Ayla soon became the mascot of the troops and Dilbirliği cared for Ayla for the remainder of his time in Korea (14 months), taking photos of her and teaching her Turkish. When the troops were allowed to return home at the end of the war, she was entrusted to other troops there. Sgt. Dilbirliği, who left a piece of his heart in Korea, never forgot little Ayla.
As part of events to commemorate the 60th anniversary of the Korean War, Dilbirliği attended a reception at the Korean Consulate in Istanbul. There, he could not resist sharing a photo of himself taken with Ayla, and told his story. He wondered if Ayla, the Kim un Cu he had rescued, was still alive. South Korean consular authorities immediately began a search and learned that she had been sent to the Ankara School where children saved by Turkish troops were relocated after the war. She had gotten married, but lost her husband at an early age. Later, when her daughter-in-law left the house, she began working as a cleaner in a nursery at the age of 65 to look after her two grandchildren from her only son.
The Korean authorities united Ayla and Sgt. Dilbirliği in Korea in August 2010, and everyone who witnessed the reunion burst into tears. Ayla and Dilbirliği hugged each other and cried, having finally been reunited after 60 years. All the retired sergeant could say was: "It is over girl. I'm here."

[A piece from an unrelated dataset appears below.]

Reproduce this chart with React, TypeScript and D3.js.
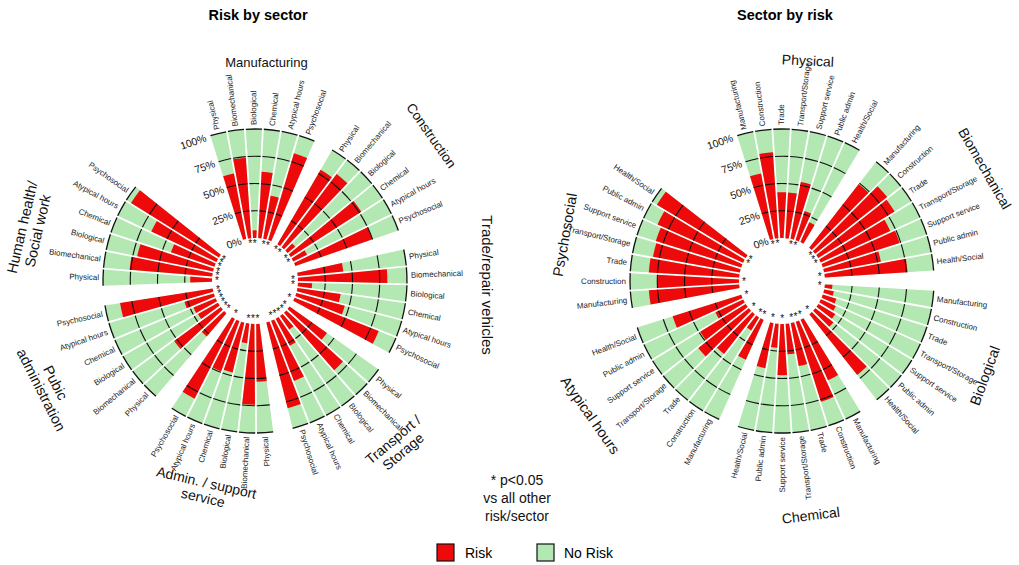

They frequently wrote to each other over the years and Ayla referred to Dilbirliği as her father, and his wife as her mother, in her letters.
Turkish foreign minister steps in to solve Hollywood stars' visa problem
Foreign Minister Mevlüt Çavuşoğlu has stepped in to resolve the visa problem of Hollywood stars, who are expected to attend the 54th Antalya International Film Festival.
The Foreign Ministry announced that Çavuşoğlu negotiated with American officials for actor Christopher Walken and actress Juliette Lewis, who are invited to the opening ceremony of the event, in addition to Matt Dillon and Lindsay Lohan, who will attend the closing gala ceremony.
In the aftermath of the negotiations, the Hollywood artists were informed that precautions were already taken on the issue and they would not face any problems entering Turkey.